Clutter doesn’t always come from chaos. More often, it’s the result of things not having a clear place. A growing pile on the counter, shoes scattered by the door, chargers stuffed into drawers. Over time, it builds up.
You don’t need to throw everything out to get your home in order. A few practical storage ideas can make your space feel calmer, cleaner, and easier to live in.
Use the Gaps That Are Easy To Miss
Most clutter builds up in the areas you use often but rarely organize. Think corners, shelves, floors, and deep drawers. These spots tend to fill up quickly, but they’re also some of the easiest to fix once you pay attention to how they’re used.
A slim shelf near the front door can hold your everyday items like keys, sunglasses, and mail. Add a row of hooks below, and you’ve got space for jackets or bags without crowding the entryway. Walls between doors, above desks, or next to the bed can hold vertical space without making the room feel smaller. These spots are usually ignored, but they work hard when used well.
For larger items or overflow you don’t use daily, a mobile storage box is a smart way to clear space without losing access. It works well when you need short-term storage right outside your home, especially for things like seasonal gear, outdoor supplies, extra furniture, or packed boxes. It’s efficient, flexible, and takes the pressure off crowded rooms.
Let Furniture Handle Some of the Load
The right furniture can solve clutter without adding bulk. You don’t need built-ins or oversized units, just well-chosen pieces that pull double duty.
A bench with a lift-up lid can store extra linens, cleaning supplies, or toys while giving you a place to sit. A side table with drawers might replace a bulky dresser in a small bedroom. Even a floating nightstand can open up the floor space while keeping essentials close.
It helps to think in layers. The top is for use, the inside is for storage containers, and the outside should blend in. This approach works whether you’re furnishing a compact space or trying to keep a larger room from feeling busy.
Create Zones That Match Your Routine
The best storage isn’t based on square footage. It’s based on habit. Look at where clutter usually shows up. That’s where you need a zone, not necessarily where the furniture or layout says it should be.
If mail always lands on the kitchen counter, place a tray or small basket nearby. If laundry piles up beside the bed, add a soft hamper to the corner. These are small adjustments that make your space work better without big changes.
In shared areas, it helps to keep zones obvious. Shoes go in one bin, tech gear in another.
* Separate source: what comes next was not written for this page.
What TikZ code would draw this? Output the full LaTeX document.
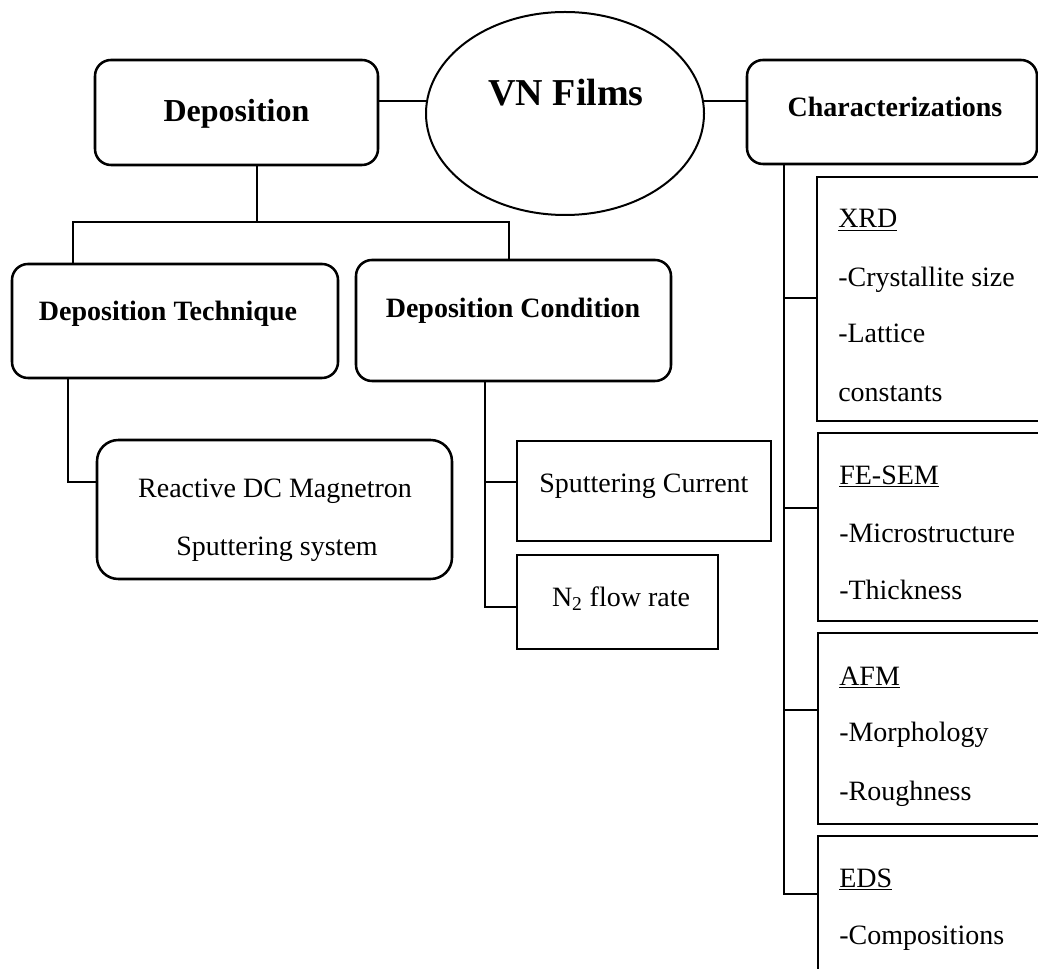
\documentclass[tikz,border=0pt]{standalone}
\usepackage{fontspec}
\setmainfont{Liberation Serif}
\usetikzlibrary{shapes.geometric,fit}
\begin{document}
\begin{tikzpicture}[x=0.75pt,y=-0.75pt,
  rbox/.style={draw, line width=1.9pt, rounded corners=12pt, rectangle, inner sep=0pt},
  sbox/.style={draw, line width=1.9pt, rectangle, inner sep=0pt},
  conn/.style={line width=1.5pt},
  thinconn/.style={line width=1.2pt},
  btxt/.style={font=\bfseries\fontsize{21}{25}\selectfont, inner sep=0pt, anchor=base},
  ntxt/.style={font=\fontsize{21}{25}\selectfont, inner sep=0pt, anchor=base},
  ltxt/.style={ntxt, anchor=base west}]
\useasboundingbox (0,0) rectangle (1038,969);
\clip (0,0) rectangle (1038,969);

% top row
\node[rbox, fit={(95,60) (378,165)}] (dep) {};
\node[draw, ellipse, line width=1.5pt, minimum width=278*0.75pt, minimum height=203*0.75pt, inner sep=0pt] (film) at (565,113.5) {};
\node[rbox, fit={(747,60) (1037,164)}] (chr) {};
\node[font=\bfseries\fontsize{24}{28}\selectfont, inner sep=0pt, anchor=base] (dep-t) at (236.5,122) {Deposition};
\node[font=\bfseries\fontsize{28.5}{32}\selectfont, inner sep=0pt, anchor=base] (film-t) at (566,106) {VN Films};
\node[btxt] (chr-t) at (895,117) {Characterizations};

% deposition branch
\node[rbox, fit={(12,264) (338,378)}] (dt) {};
\node[rbox, fit={(356,260) (671,381)}] (dc) {};
\node[rbox, rounded corners=16pt, fit={(97,440) (452,579)}] (rdc) {};
\node[sbox, fit={(517,441) (771,541)}] (sc) {};
\node[sbox, fit={(517,555) (718,649)}] (n2) {};
\node[btxt] (dt-t) at (168,321) {Deposition Technique};
\node[btxt] (dc-t) at (513,318) {Deposition Condition};
\node[ntxt] (rdc-t1) at (275,497) {Reactive DC Magnetron};
\node[ntxt] (rdc-t2) at (277,555) {Sputtering system};
\node[ltxt] (sc-t) at (539,492) {Sputtering Current};
\node[ntxt] (n2-t) at (621,606) {N\textsubscript{2} flow rate};

% characterization column
\node[sbox, fit={(817,177) (1060,421)}] (xrd) {};
\node[sbox, fit={(818,433) (1060,621)}] (fes) {};
\node[sbox, fit={(818,633) (1060,824)}] (afm) {};
\node[sbox, fit={(818,836) (1060,995)}] (eds) {};
\node[ltxt] (xrd-h) at (838,228) {\underline{XRD}};
\node[ltxt] (xrd-a) at (838,287) {-Crystallite size};
\node[ltxt] (xrd-b) at (838,343) {-Lattice};
\node[ltxt] (xrd-c) at (838,402) {constants};
\node[ltxt] (fes-h) at (839,484) {\underline{FE-SEM}};
\node[ltxt] (fes-a) at (839,542) {-Microstructure};
\node[ltxt] (fes-b) at (839,599) {-Thickness};
\node[ltxt] (afm-h) at (839,685) {\underline{AFM}};
\node[ltxt] (afm-a) at (839,741) {-Morphology};
\node[ltxt] (afm-b) at (839,800) {-Roughness};
\node[ltxt] (eds-h) at (839,887) {\underline{EDS}};
\node[ltxt] (eds-a) at (839,944) {-Compositions};

% connectors: top row
\draw[conn] (dep.east |- film.175) -- (film.175);
\draw[conn] (film.5) -- (film.5 -| chr.west);

% connectors: deposition tree
\coordinate (jd) at (257,222);
\coordinate (jl) at (73,222);
\coordinate (jr) at (509,222);
\draw[conn] (dep.south -| jd) -- (jd);
\draw[thinconn] (dt.north -| jl) -- (jl) -- (jr) -- (dc.north -| jr);
\coordinate (kt) at (68,482);
\draw[conn] (dt.south -| kt) -- (kt) -- (rdc.west |- kt);
\coordinate (kc1) at (485,482);
\coordinate (kc2) at (485,607);
\draw[conn] (dc.south -| kc1) -- (kc2) -- (n2.west |- kc2);
\draw[conn] (kc1) -- (sc.west |- kc1);

% connectors: characterization column
\coordinate (c1) at (784,298);
\coordinate (c2) at (784,508);
\coordinate (c3) at (784,710);
\coordinate (c4) at (784,894);
\draw[conn] (chr.south -| c1) -- (c4) -- (eds.west |- c4);
\draw[conn] (c1) -- (xrd.west |- c1);
\draw[conn] (c2) -- (fes.west |- c2);
\draw[conn] (c3) -- (afm.west |- c3);
\end{tikzpicture}
\end{document}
Storage bins can be helpful here, especially for random items that don’t belong anywhere else. And if you’ve got a junk drawer, this is the time to sort it. Group like items, clear out the extras and use drawer dividers or drawer organizers to make it stay that way.
Sort by What You Actually Use
Some storage looks tidy but isn’t practical. Matching bins or baskets may appear organized but often hide the things you use most. Storage needs to match how frequently you use something and not how pretty it looks on a shelf.
Group items by how often you reach for them. Keep daily essentials within easy reach. Move rarely used things higher, lower, or behind doors. This simple change makes it easier to stay organized without thinking about it.
Use small trays, plastic containers, or drawer organizers to keep things from sliding around. A labeled box for wires in your cable drawer can save time and avoid the tangle. It’s more important to see what you have and return it quickly. The fewer steps it takes to put something away, the more likely it is to stay there.
Make Storage Look Like Part of the Room
Storage doesn’t need to be hidden. Done well, it becomes part of the design. A row of open shelves with a few woven baskets looks warm, not busy. A stack of boxes with a tray on top becomes a side table. Even a deep windowsill can double as storage with a cushion and a few bins underneath.
Mix materials to match the rest of the room. Soft baskets feel right in the bedroom. Wire bins work well in the pantry or kitchen cabinets. Choose pieces that feel intentional, not temporary. And if a storage item doesn’t work or fit, let it go. That one item taking up extra space might be standing in the way of a simpler setup.
Don’t forget the things you’re keeping for a reason. Sentimental items deserve their own place, too. Store them somewhere safe and easy to revisit, not buried in a pile. Reducing visual clutter doesn’t mean hiding everything. It means making the space feel easier to be in.
Final Thoughts
Clutter shows up in small ways, then starts to take over more than it should. But when your storage fits your daily life, it becomes easier to keep things in place. A few well-placed shelves, furniture that does more, or a better spot for the things you use often can shift the feel of a room. There’s no one-size-fits-all fix, but for most homes, the perfect solution starts with noticing what isn’t working and making it better, one corner at a time.